--- start ---

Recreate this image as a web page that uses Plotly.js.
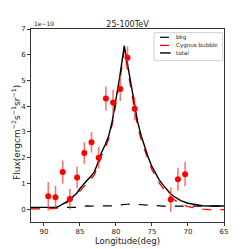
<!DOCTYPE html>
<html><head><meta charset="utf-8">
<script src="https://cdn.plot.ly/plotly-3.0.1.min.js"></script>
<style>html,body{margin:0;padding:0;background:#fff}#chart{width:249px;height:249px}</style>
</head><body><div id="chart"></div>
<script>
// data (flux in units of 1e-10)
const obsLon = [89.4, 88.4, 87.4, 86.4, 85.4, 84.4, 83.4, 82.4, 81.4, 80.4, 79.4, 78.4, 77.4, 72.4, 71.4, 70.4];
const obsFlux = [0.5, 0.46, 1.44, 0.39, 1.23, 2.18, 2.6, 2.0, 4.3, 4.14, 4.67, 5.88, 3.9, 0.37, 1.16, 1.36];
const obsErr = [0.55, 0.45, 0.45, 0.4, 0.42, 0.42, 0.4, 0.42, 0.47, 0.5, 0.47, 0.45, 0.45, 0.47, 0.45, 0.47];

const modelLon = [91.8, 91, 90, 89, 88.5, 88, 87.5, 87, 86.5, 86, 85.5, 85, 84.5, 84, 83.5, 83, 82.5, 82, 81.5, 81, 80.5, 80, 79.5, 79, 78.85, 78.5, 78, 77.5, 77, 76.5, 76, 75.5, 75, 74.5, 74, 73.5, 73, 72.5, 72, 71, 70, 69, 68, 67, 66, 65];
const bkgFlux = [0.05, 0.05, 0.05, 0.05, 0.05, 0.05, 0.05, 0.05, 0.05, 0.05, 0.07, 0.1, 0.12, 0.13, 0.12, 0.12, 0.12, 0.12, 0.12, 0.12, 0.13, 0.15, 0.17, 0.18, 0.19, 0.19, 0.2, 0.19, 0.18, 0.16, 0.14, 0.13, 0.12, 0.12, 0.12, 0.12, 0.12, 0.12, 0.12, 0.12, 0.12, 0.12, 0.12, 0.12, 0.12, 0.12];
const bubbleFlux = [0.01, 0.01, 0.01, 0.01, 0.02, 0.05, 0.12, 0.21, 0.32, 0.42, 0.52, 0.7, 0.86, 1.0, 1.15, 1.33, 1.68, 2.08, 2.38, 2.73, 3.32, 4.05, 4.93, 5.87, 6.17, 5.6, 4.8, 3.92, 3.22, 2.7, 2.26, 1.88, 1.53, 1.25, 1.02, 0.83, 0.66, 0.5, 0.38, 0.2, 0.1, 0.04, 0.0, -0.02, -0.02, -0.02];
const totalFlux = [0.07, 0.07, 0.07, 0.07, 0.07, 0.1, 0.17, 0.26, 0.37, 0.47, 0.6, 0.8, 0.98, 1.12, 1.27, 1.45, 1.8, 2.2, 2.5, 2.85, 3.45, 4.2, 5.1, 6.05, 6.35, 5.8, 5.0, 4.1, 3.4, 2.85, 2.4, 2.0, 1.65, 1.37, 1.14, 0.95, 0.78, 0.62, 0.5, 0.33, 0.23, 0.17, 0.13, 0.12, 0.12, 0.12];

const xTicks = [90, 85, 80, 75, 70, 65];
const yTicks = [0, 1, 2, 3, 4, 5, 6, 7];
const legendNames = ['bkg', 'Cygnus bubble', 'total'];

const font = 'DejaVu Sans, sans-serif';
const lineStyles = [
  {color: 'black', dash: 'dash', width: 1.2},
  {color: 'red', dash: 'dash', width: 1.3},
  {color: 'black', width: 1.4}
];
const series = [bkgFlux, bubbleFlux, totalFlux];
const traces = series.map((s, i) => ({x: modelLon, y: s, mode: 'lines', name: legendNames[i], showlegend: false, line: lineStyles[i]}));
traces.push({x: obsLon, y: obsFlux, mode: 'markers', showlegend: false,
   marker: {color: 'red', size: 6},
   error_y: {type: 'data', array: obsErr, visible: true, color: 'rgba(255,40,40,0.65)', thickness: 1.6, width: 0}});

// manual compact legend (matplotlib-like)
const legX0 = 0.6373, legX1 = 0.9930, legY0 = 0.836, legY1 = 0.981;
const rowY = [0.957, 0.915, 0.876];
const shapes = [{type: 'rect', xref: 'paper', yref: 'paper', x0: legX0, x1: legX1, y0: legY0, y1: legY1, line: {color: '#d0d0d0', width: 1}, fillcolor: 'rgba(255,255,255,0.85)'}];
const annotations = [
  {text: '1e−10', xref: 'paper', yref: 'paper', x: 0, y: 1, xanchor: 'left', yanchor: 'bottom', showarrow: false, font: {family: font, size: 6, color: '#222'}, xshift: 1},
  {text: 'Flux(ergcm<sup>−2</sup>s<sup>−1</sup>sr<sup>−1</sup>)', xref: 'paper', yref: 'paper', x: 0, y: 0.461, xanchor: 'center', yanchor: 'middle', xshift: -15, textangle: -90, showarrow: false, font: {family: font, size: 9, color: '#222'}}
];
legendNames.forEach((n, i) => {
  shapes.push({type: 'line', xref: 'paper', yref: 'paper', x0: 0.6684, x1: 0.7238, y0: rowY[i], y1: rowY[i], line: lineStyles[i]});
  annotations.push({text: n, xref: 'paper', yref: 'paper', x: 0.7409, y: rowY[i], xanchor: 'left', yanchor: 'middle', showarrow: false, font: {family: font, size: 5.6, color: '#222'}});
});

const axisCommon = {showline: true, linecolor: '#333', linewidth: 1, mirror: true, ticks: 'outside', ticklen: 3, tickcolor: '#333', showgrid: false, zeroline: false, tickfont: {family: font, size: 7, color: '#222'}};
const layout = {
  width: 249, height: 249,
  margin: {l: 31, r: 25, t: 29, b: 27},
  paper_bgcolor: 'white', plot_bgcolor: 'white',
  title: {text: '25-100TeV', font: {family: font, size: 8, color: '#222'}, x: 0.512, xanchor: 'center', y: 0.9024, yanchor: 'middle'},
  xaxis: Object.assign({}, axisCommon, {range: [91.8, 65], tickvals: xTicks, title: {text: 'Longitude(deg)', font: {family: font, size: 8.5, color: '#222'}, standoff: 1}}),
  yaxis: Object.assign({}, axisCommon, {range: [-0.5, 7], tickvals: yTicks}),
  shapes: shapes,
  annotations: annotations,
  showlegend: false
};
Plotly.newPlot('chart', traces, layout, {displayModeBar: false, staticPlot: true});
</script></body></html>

--- end ---

Work to complete:
The pictures should not be reproduced; quote all of the other material exactly.

The result:
Recreate this image as a web page that uses Plotly.js.
<!DOCTYPE html>
<html><head><meta charset="utf-8">
<script src="https://cdn.plot.ly/plotly-3.0.1.min.js"></script>
<style>html,body{margin:0;padding:0;background:#fff}#chart{width:249px;height:249px}</style>
</head><body><div id="chart"></div>
<script>
// data (flux in units of 1e-10)
const obsLon = [89.4, 88.4, 87.4, 86.4, 85.4, 84.4, 83.4, 82.4, 81.4, 80.4, 79.4, 78.4, 77.4, 72.4, 71.4, 70.4];
const obsFlux = [0.5, 0.46, 1.44, 0.39, 1.23, 2.18, 2.6, 2.0, 4.3, 4.14, 4.67, 5.88, 3.9, 0.37, 1.16, 1.36];
const obsErr = [0.55, 0.45, 0.45, 0.4, 0.42, 0.42, 0.4, 0.42, 0.47, 0.5, 0.47, 0.45, 0.45, 0.47, 0.45, 0.47];

const modelLon = [91.8, 91, 90, 89, 88.5, 88, 87.5, 87, 86.5, 86, 85.5, 85, 84.5, 84, 83.5, 83, 82.5, 82, 81.5, 81, 80.5, 80, 79.5, 79, 78.85, 78.5, 78, 77.5, 77, 76.5, 76, 75.5, 75, 74.5, 74, 73.5, 73, 72.5, 72, 71, 70, 69, 68, 67, 66, 65];
const bkgFlux = [0.05, 0.05, 0.05, 0.05, 0.05, 0.05, 0.05, 0.05, 0.05, 0.05, 0.07, 0.1, 0.12, 0.13, 0.12, 0.12, 0.12, 0.12, 0.12, 0.12, 0.13, 0.15, 0.17, 0.18, 0.19, 0.19, 0.2, 0.19, 0.18, 0.16, 0.14, 0.13, 0.12, 0.12, 0.12, 0.12, 0.12, 0.12, 0.12, 0.12, 0.12, 0.12, 0.12, 0.12, 0.12, 0.12];
const bubbleFlux = [0.01, 0.01, 0.01, 0.01, 0.02, 0.05, 0.12, 0.21, 0.32, 0.42, 0.52, 0.7, 0.86, 1.0, 1.15, 1.33, 1.68, 2.08, 2.38, 2.73, 3.32, 4.05, 4.93, 5.87, 6.17, 5.6, 4.8, 3.92, 3.22, 2.7, 2.26, 1.88, 1.53, 1.25, 1.02, 0.83, 0.66, 0.5, 0.38, 0.2, 0.1, 0.04, 0.0, -0.02, -0.02, -0.02];
const totalFlux = [0.07, 0.07, 0.07, 0.07, 0.07, 0.1, 0.17, 0.26, 0.37, 0.47, 0.6, 0.8, 0.98, 1.12, 1.27, 1.45, 1.8, 2.2, 2.5, 2.85, 3.45, 4.2, 5.1, 6.05, 6.35, 5.8, 5.0, 4.1, 3.4, 2.85, 2.4, 2.0, 1.65, 1.37, 1.14, 0.95, 0.78, 0.62, 0.5, 0.33, 0.23, 0.17, 0.13, 0.12, 0.12, 0.12];

const xTicks = [90, 85, 80, 75, 70, 65];
const yTicks = [0, 1, 2, 3, 4, 5, 6, 7];
const legendNames = ['bkg', 'Cygnus bubble', 'total'];

const font = 'DejaVu Sans, sans-serif';
const lineStyles = [
  {color: 'black', dash: 'dash', width: 1.2},
  {color: 'red', dash: 'dash', width: 1.3},
  {color: 'black', width: 1.4}
];
const series = [bkgFlux, bubbleFlux, totalFlux];
const traces = series.map((s, i) => ({x: modelLon, y: s, mode: 'lines', name: legendNames[i], showlegend: false, line: lineStyles[i]}));
traces.push({x: obsLon, y: obsFlux, mode: 'markers', showlegend: false,
   marker: {color: 'red', size: 6},
   error_y: {type: 'data', array: obsErr, visible: true, color: 'rgba(255,40,40,0.65)', thickness: 1.6, width: 0}});

// manual compact legend (matplotlib-like)
const legX0 = 0.6373, legX1 = 0.9930, legY0 = 0.836, legY1 = 0.981;
const rowY = [0.957, 0.915, 0.876];
const shapes = [{type: 'rect', xref: 'paper', yref: 'paper', x0: legX0, x1: legX1, y0: legY0, y1: legY1, line: {color: '#d0d0d0', width: 1}, fillcolor: 'rgba(255,255,255,0.85)'}];
const annotations = [
  {text: '1e−10', xref: 'paper', yref: 'paper', x: 0, y: 1, xanchor: 'left', yanchor: 'bottom', showarrow: false, font: {family: font, size: 6, color: '#222'}, xshift: 1},
  {text: 'Flux(ergcm<sup>−2</sup>s<sup>−1</sup>sr<sup>−1</sup>)', xref: 'paper', yref: 'paper', x: 0, y: 0.461, xanchor: 'center', yanchor: 'middle', xshift: -15, textangle: -90, showarrow: false, font: {family: font, size: 9, color: '#222'}}
];
legendNames.forEach((n, i) => {
  shapes.push({type: 'line', xref: 'paper', yref: 'paper', x0: 0.6684, x1: 0.7238, y0: rowY[i], y1: rowY[i], line: lineStyles[i]});
  annotations.push({text: n, xref: 'paper', yref: 'paper', x: 0.7409, y: rowY[i], xanchor: 'left', yanchor: 'middle', showarrow: false, font: {family: font, size: 5.6, color: '#222'}});
});

const axisCommon = {showline: true, linecolor: '#333', linewidth: 1, mirror: true, ticks: 'outside', ticklen: 3, tickcolor: '#333', showgrid: false, zeroline: false, tickfont: {family: font, size: 7, color: '#222'}};
const layout = {
  width: 249, height: 249,
  margin: {l: 31, r: 25, t: 29, b: 27},
  paper_bgcolor: 'white', plot_bgcolor: 'white',
  title: {text: '25-100TeV', font: {family: font, size: 8, color: '#222'}, x: 0.512, xanchor: 'center', y: 0.9024, yanchor: 'middle'},
  xaxis: Object.assign({}, axisCommon, {range: [91.8, 65], tickvals: xTicks, title: {text: 'Longitude(deg)', font: {family: font, size: 8.5, color: '#222'}, standoff: 1}}),
  yaxis: Object.assign({}, axisCommon, {range: [-0.5, 7], tickvals: yTicks}),
  shapes: shapes,
  annotations: annotations,
  showlegend: false
};
Plotly.newPlot('chart', traces, layout, {displayModeBar: false, staticPlot: true});
</script></body></html>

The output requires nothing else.